The Economist has an interesting article If You Can't Beat 'Em, Join 'Em on the NBA's disaster of a collective bargaining agreement "CBA" that has effectively ruined the chance of parity in the NBA, something it was meant to foster (hat tip Lawrence for the article) and set the stage for Kevin Durant joining the 73 win Golden State Warriors (note: I am a huge Warriors fan and still not happy that he left Oklahoma City from a basketball standpoint... though I am excited to watch Durant play more often).
Two of the main issues outlined:
1) Players are entitled to 51% of all basketball related revenue
Under the current CBA, the players are entitled to 51% of all basketball-related income. So when new money comes in, the team salary cap goes up—and when a lot of new money comes in, the cap goes up a lot.2) The max any player can receive is capped (at roughly $24 million, depending on service time which I'll ignore)

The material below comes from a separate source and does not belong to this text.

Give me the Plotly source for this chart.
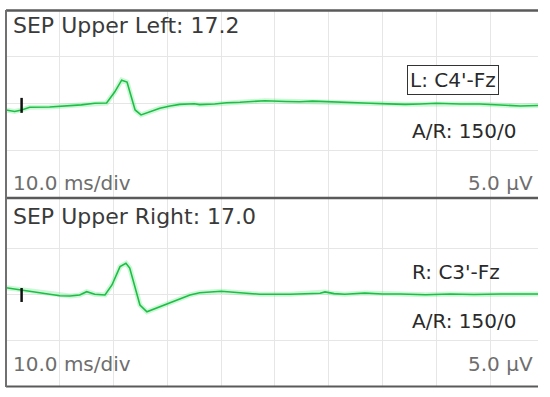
import plotly.graph_objects as go

# time in ms, amplitude in uV
left_t = [0, 1.6, 2.9, 4.4, 8.1, 11.9, 14.0, 16.5, 18.7, 20.2, 21.5, 22.5, 23.2, 24.0, 25.1,
          26.7, 28.6, 30.5, 32.3, 35.0, 36.0, 38.8, 41.0, 43.5, 48.1, 52.0, 54.6, 57.0, 60.2,
          63.0, 67.7, 71.0, 74.2, 77.0, 80.0, 84.4, 88.0, 91.9, 95.6, 98.9]
left_v = [-0.69, -0.85, -0.69, -0.40, -0.37, -0.23, -0.15, 0.02, 0.05, 1.22, 2.50, 2.29, 0.90, -0.69, -1.22,
          -0.87, -0.51, -0.27, -0.09, -0.02, -0.12, -0.05, 0.08, 0.13, 0.30, 0.22, 0.19, 0.25, 0.16,
          0.10, 0.02, -0.04, -0.09, -0.05, 0.02, -0.05, -0.05, -0.16, -0.27, -0.21]

right_t = [0, 2.9, 6.3, 10.0, 11.9, 13.7, 15.0, 16.5, 18.4, 19.7, 21.2, 22.3, 23.0, 23.9, 24.9,
           26.2, 28.6, 31.4, 34.2, 36.0, 37.9, 40.0, 43.5, 47.2, 52.8, 58.4, 59.3, 61.0, 63.0,
           66.7, 70.0, 73.3, 78.0, 82.6, 87.0, 91.9, 98.9]
right_v = [0.79, 0.54, 0.25, -0.08, -0.11, 0.00, 0.36, 0.08, 0.00, 1.09, 3.08, 3.45, 2.93, 1.09, -1.09,
           -1.82, -1.27, -0.65, 0.00, 0.25, 0.33, 0.40, 0.25, 0.08, 0.08, 0.18, 0.33, 0.15, 0.08,
           0.22, 0.10, 0.11, 0.02, 0.11, 0.05, 0.11, 0.11]

stim_t = [2.9, 2.9]
stim_left = [0.6, -1.0]
stim_right = [0.76, -0.76]

titles = ["SEP Upper Left: 17.2", "SEP Upper Right: 17.0"]
montages = ["L: C4'-Fz", "R: C3'-Fz"]
ar_label = "A/R: 150/0"
timebase = "10.0 ms/div"
sensitivity = "5.0 \u00b5V"

W, H = 550, 397
ML, MR, MT, MB = 6, 12, 10, 10
PW, PH = W - ML - MR, H - MT - MB


def px(x):
    return (x - ML) / PW


def py(y):
    return (H - MB - y) / PH


fig = go.Figure()

green = "#1cbf45"
glow = "rgba(90,230,120,0.30)"

for t, v, ya, xa in [(left_t, left_v, "y", "x"), (right_t, right_v, "y2", "x2")]:
    fig.add_trace(go.Scatter(x=t, y=v, mode="lines", xaxis=xa, yaxis=ya,
                             line=dict(color=glow, width=5), hoverinfo="skip"))
    fig.add_trace(go.Scatter(x=t, y=v, mode="lines", xaxis=xa, yaxis=ya,
                             line=dict(color=green, width=1.6)))

fig.add_trace(go.Scatter(x=stim_t, y=stim_left, mode="lines", xaxis="x", yaxis="y",
                         line=dict(color="#111111", width=2.5)))
fig.add_trace(go.Scatter(x=stim_t, y=stim_right, mode="lines", xaxis="x2", yaxis="y2",
                         line=dict(color="#111111", width=2.5)))

grid = "#e6e6e6"
xcommon = dict(range=[0, 98.9], dtick=10, tick0=0, showgrid=True, gridcolor=grid, gridwidth=1,
               showticklabels=False, zeroline=False, ticks="", fixedrange=True)
top_dom = [py(197), 1]
bot_dom = [0, py(199)]

fig.update_layout(
    width=W, height=H,
    margin=dict(l=ML, r=MR, t=MT, b=MB),
    paper_bgcolor="white", plot_bgcolor="white",
    showlegend=False,
    font=dict(family="DejaVu Sans", size=20, color="#333333"),
    xaxis=dict(xcommon, anchor="y"),
    xaxis2=dict(xcommon, anchor="y2"),
    yaxis=dict(domain=top_dom, range=[-10, 10], tickvals=[-5, 0, 5], showgrid=True, gridcolor=grid,
               showticklabels=False, zeroline=False, ticks="", fixedrange=True),
    yaxis2=dict(domain=bot_dom, range=[-10, 10.43], tickvals=[-5, 0, 5], showgrid=True, gridcolor=grid,
                showticklabels=False, zeroline=False, ticks="", fixedrange=True),
)

# panel borders
border = "#5a5a5a"
for yy, w in [(10.5, 2.5), (198, 2.5), (386.5, 2)]:
    fig.add_shape(type="line", xref="paper", yref="paper", x0=0, x1=1, y0=py(yy), y1=py(yy),
                  line=dict(color=border, width=w))
fig.add_shape(type="line", xref="paper", yref="paper", x0=px(6), x1=px(6), y0=py(387), y1=py(10),
              line=dict(color="#707070", width=2))

dark = "#2a2a2a"
gray = "#6e6e6e"


def label(text, x, y, xanchor="left", color=dark, size=20, **kw):
    fig.add_annotation(text=text, x=px(x), y=py(y), xref="paper", yref="paper",
                       xanchor=xanchor, yanchor="middle", showarrow=False,
                       font=dict(color=color, size=size), **kw)


label(titles[0], 11, 26, color="#3a3a3a", size=22)
label(titles[1], 11, 216, color="#3a3a3a", size=22)
label(montages[0], 453, 80, xanchor="center", bordercolor="#333333", borderwidth=1, borderpad=2,
      bgcolor="white")
label(montages[1], 410, 272)
label(ar_label, 410, 131)
label(ar_label, 410, 321)
label(timebase, 11, 183, color=gray)
label(timebase, 11, 364, color=gray)
label(sensitivity, 535, 183, xanchor="right", color=gray)
label(sensitivity, 535, 364, xanchor="right", color=gray)

# drop the default page margin so the figure sits at the window origin
fig.write_html("out.html", config={"displayModeBar": False},
               post_script="document.body.style.margin='0';")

That gave every team an extra $24m of cap space to sign whoever they pleased—an amount that just happens to be nearly as large as the individual maximum.
What Does this Mean to the Compensation Structure of the NBA?
In simple terms... each team NEEDS to spend a certain amount of money (I say "needs" as the maximum amount each team can pay is likely below the clearing value if it were a free market) and the amount of money that can be paid to any individual player is capped. My guess is the result is players in aggregate make less, but that non-stars make much more (with the decrease being more than 100% compensated by the stars).
The below is a framework for my guess as to how players would be compensated with no collective bargaining agreement (i.e. a completely free market), with a cap of the current $94 million per team with no player cap, and the current cap of $94 million per team with each player being capped at ~$25 million / year (in the real world there are a lot of nuances in these numbers and they aren't meant to be exact).
- No CBA: in a free market, teams will simply pay more for talent as a whole (which is what we saw before there were huge penalties invoked in the latest CBA to team's that paid more than their allotment), which would also allow rookies to make more than the limits the league has imposed.
- Team's (not players) capped: there has been a lot of research already pointing to stars being underpaid in the current structure due to the max contract each player can receive. Given only 5 players can play at any time and the fact that one player can turn a team from mediocre to the world champs (unlike in a sport such as football), true stars should make multiples more than anyone else and would likely receive the marginal dollar if an owner had to choose.
- Team's capped + max player contract: if a player would have otherwise made more in % of a team's payroll in a capped structure, then by definition limiting these stars to a certain $$ amount would increase the amount all others could / need to receive.
The real lesson from Mr Durant’s decision is the same as the one provided by Mr James’s original move to Miami: that the NBA’s CBA is a train wreck. At the very least, the maximum contract needs to go—it reduces the entire art of team-building into a sycophantic exercise of courting superstars who cannot be paid what they are worth.It should be no surprise that if you can't compensate a player much closer to what they are worth if they stay (or in other words... penalize a player more for leaving), they will be more likely to leave an existing team for other forms of compensation (including improved odds of a championship, a more ideal living location, friendship, other forms of compensation, etc...), all of which are more likely only at a handful of teams in the league... including Golden State.